Coming towards the end of the exhibition, Atkins’ most recent work, made with writer Steven Zultanski, jettisons the use of digital beings entirely. The video Nurses Come and Go, But None for Me is over two hours long. Actors Toby Jones and Saskia Reeves play couple Peter and Claire. Claire ushers an audience of young people (these too may be actors) into a large, comfortable room where Peter reads Sick Notes, a diary kept by Atkins’s father, Philip, during the six months between his diagnosis with kidney cancer and his death in 2009. Enormously affecting, spirited, candid, a sometimes funny and frequently harrowing account of physical deterioration, Philip Atkins’ diary is leavened by his mental fortitude and stoicism. As we listen and watch, the camera drifts and alights too. Claire – whom I take as a surrogate for Atkins’ mother – sits apart, smoking in the corner. There’s Peter’s clumpy shoes, and his troubled expression as he turns the loose-leaf pages. The diary is upsetting for some members of the on-screen audience, and all the more affecting for being read aloud by Jones. Towards the end, following the text, his measured tones break into expletives and yelps and broken words. It is as if we have come to the limit of language.

Jones the actor, playing Peter, also fully inhabits the role of Philip.

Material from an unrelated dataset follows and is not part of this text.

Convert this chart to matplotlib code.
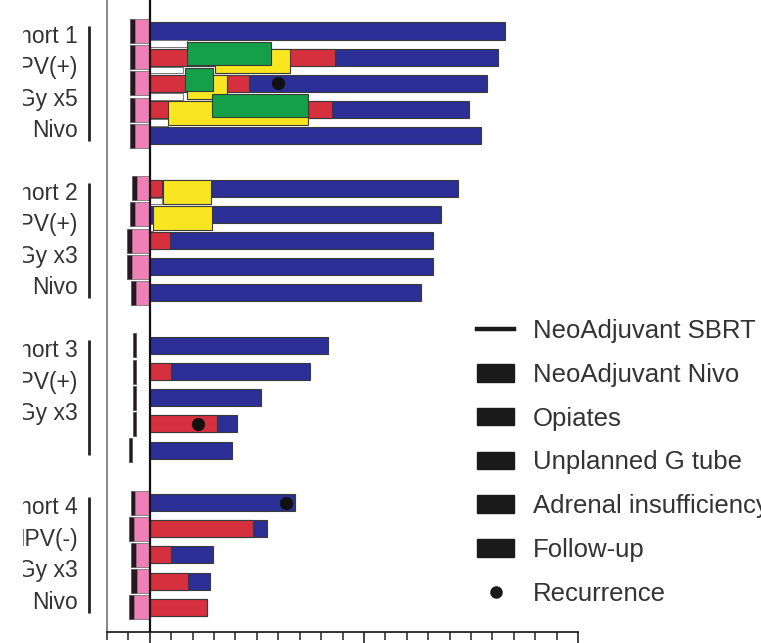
import matplotlib
matplotlib.use("Agg")
import matplotlib.pyplot as plt
from matplotlib.lines import Line2D
from matplotlib.patches import Patch
from matplotlib.transforms import Bbox, TransformedBbox
import numpy as np

plt.rcParams["font.family"] = ["Liberation Sans", "DejaVu Sans"]

# --- data (time from surgery; rows listed top to bottom, 5 patients per cohort) ---
cohort_labels = [
    ["Cohort 1", "HPV(+)", "8Gy x5", "Nivo"],
    ["Cohort 2", "HPV(+)", "8Gy x3", "Nivo"],
    ["Cohort 3", "HPV(+)", "8Gy x3"],
    ["Cohort 4", "HPV(-)", "8Gy x3", "Nivo"],
]
followup_end = [16.6, 16.27, 15.76, 14.92, 15.48,
                14.4, 13.6, 13.23, 13.23, 12.67,
                8.33, 7.49, 5.2, 4.07, 3.84,
                6.78, 5.46, 2.94, 2.81, 2.66]
opiates_end = [0, 8.66, 4.63, 8.5, 0,
               0.57, 0, 0.94, 0, 0,
               0, 1.0, 0, 3.12, 0,
               0, 4.83, 0.98, 1.79, 2.66]
nivo_start = [-0.69, -0.69, -0.69, -0.69, -0.69,
              -0.6, -0.69, -0.83, -0.83, -0.64,
              np.nan, np.nan, np.nan, np.nan, np.nan,
              -0.69, -0.74, -0.64, -0.6, -0.74]
sbrt_start = [-0.92, -0.92, -0.92, -0.92, -0.92,
              -0.83, -0.92, -1.06, -1.06, -0.88,
              -0.78, -0.78, -0.78, -0.78, -0.97,
              -0.88, -0.97, -0.88, -0.88, -0.97]
sbrt_end = [-0.69, -0.69, -0.69, -0.69, -0.69,
            -0.6, -0.69, -0.83, -0.83, -0.64,
            -0.66, -0.66, -0.66, -0.66, -0.85,
            -0.69, -0.74, -0.64, -0.6, -0.74]
# patient index (0-19) with event intervals
gtube_pt = [1, 2, 3, 5, 6]
gtube_start = [3.05, 1.74, 0.85, 0.62, 0.15]
gtube_end = [6.55, 3.6, 7.39, 2.87, 2.91]
adrenal_pt = [1, 2, 3]
adrenal_start = [1.74, 1.64, 2.91]
adrenal_end = [5.66, 2.95, 7.39]
blank_pt = [0, 1, 2, 3, 5, 6]
blank_end = [1.74, 1.55, 1.55, 0.85, 0.57, 0.15]
recur_pt = [2, 13, 15]
recur_time = [6.0, 2.25, 6.37]

BLUE = "#2b2f96"
RED = "#d6303f"
GREEN = "#14a049"
YELLOW = "#f9e620"
PINK = "#f07fb8"
DARK = "#2a1520"
EDGE = "#3a3a3a"

n_pt = len(followup_end)
row_y = np.array([(i // 5) * 6 + i % 5 for i in range(n_pt)], dtype=float)

fig = plt.figure(figsize=(7.61, 6.43), dpi=100)
ax = fig.add_axes([107 / 761, 11 / 643, 471 / 761, 632 / 643])
ax.set_xlim(-2, 20)
ax.set_ylim(22.94, -1.183)

bar_h = 0.65
kw = dict(edgecolor=EDGE, linewidth=0.8)

# follow-up and opiates
ax.barh(row_y, followup_end, height=bar_h, left=0, color=BLUE, zorder=2, **kw)
op = np.array(opiates_end)
m = op > 0
ax.barh(row_y[m], op[m], height=bar_h, left=0, color=RED, zorder=3, **kw)

# white sub-rows under the bars
by = row_y[blank_pt]
ax.barh(by + 0.49, blank_end, height=0.26, left=0, color="white",
        edgecolor="#777777", linewidth=0.7, zorder=2.5)

# G tube and adrenal insufficiency, offset within the row
gy = row_y[gtube_pt]
ax.barh(gy + 0.135, np.subtract(gtube_end, gtube_start), height=0.91,
        left=gtube_start, color=YELLOW, zorder=4, **kw)
ay = row_y[adrenal_pt]
ax.barh(ay - 0.15, np.subtract(adrenal_end, adrenal_start), height=0.88,
        left=adrenal_start, color=GREEN, zorder=5, **kw)

# neoadjuvant SBRT and nivo
ax.barh(row_y, np.subtract(sbrt_end, sbrt_start), height=0.92, left=sbrt_start,
        color=DARK, edgecolor="#555555", linewidth=0.6, zorder=2)
ns = np.array(nivo_start)
m = ~np.isnan(ns)
ax.barh(row_y[m], -ns[m], height=0.92, left=ns[m], color=PINK,
        edgecolor="#777777", linewidth=0.6, zorder=2)

# recurrence
ax.plot(recur_time, row_y[recur_pt], "o", color="#111111", markersize=8.5, zorder=6)

# zero line
ax.axvline(0, color="#111111", linewidth=1.6, zorder=7)

# axes styling
for s in ["top", "right"]:
    ax.spines[s].set_visible(False)
ax.spines["left"].set_color("#666666")
ax.spines["left"].set_linewidth(1.1)
ax.spines["bottom"].set_color("#222222")
ax.spines["bottom"].set_linewidth(1.3)
ax.set_yticks([])
ax.set_xticks([0, 10, 20])
ax.set_xticks(np.arange(-2, 21, 1), minor=True)
ax.tick_params(axis="x", which="major", direction="out", length=10, width=1.2,
               color="#222222", labelbottom=False)
ax.tick_params(axis="x", which="minor", direction="out", length=5.5, width=1.1,
               color="#222222")

# cohort labels with brackets (left part cut off like the source)
clip = TransformedBbox(Bbox([[23 / 761, 0], [1, 1]]), fig.transFigure)
x_txt = (78 - 149.8) / 21.4
x_brk = (89 - 149.8) / 21.4
for g, lines in enumerate(cohort_labels):
    c = g * 6 + 2
    for i, s in enumerate(lines):
        t = ax.text(x_txt, c + (i - 1.5) * 1.2, s, ha="right", va="center",
                    fontsize=16.5, color="#333333", clip_on=True)
        t.set_clip_box(clip)
    ax.plot([x_brk, x_brk], [c - 2.2, c + 2.2], color="#222222", linewidth=2,
            clip_on=False, solid_capstyle="butt")

# legend (markers are black in the source)
handles = [
    Line2D([], [], color="#1a1a1a", linewidth=3.2),
    Patch(facecolor="#1a1a1a", edgecolor="#1a1a1a"),
    Patch(facecolor="#1a1a1a", edgecolor="#1a1a1a"),
    Patch(facecolor="#1a1a1a", edgecolor="#1a1a1a"),
    Patch(facecolor="#1a1a1a", edgecolor="#1a1a1a"),
    Patch(facecolor="#1a1a1a", edgecolor="#1a1a1a"),
    Line2D([], [], marker="o", linestyle="", color="#1a1a1a", markersize=8),
]
labels = ["NeoAdjuvant SBRT", "NeoAdjuvant Nivo", "Opiates", "Unplanned G tube",
          "Adrenal insufficiency", "Follow-up", "Recurrence"]
leg = fig.legend(handles, labels, loc="upper left", bbox_to_anchor=(477 / 761, 1 - 319 / 643),
                 frameon=False, fontsize=18.5, handlelength=1.45, handleheight=0.68,
                 handletextpad=0.72, labelspacing=0.77, borderpad=0, borderaxespad=0)
for t in leg.get_texts():
    t.set_color("#333333")

fig.savefig("out.png", dpi=100, facecolor="white")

After the reading is finished Peter and Claire play a game devised by Ed Atkins’ young daughter Hollis Pinky. Peter has now adopted a further persona, and lies on the floor, and Claire, taking the role Ed Atkins used to play in this once-private game, first pretends to be an ambulance, then some sort of doctor, who attempts miracle, fantasy cures for imaginary ills, games of coping and resuscitation, of childhood fears being allayed through play. “When an actor breaks character during a scene, it’s known as corpsing. “I want everything I make to corpse,” writes the artist. Where is the real Ed Atkins? Where is the real anybody? We’re all corpsing all the time, for all the time we have.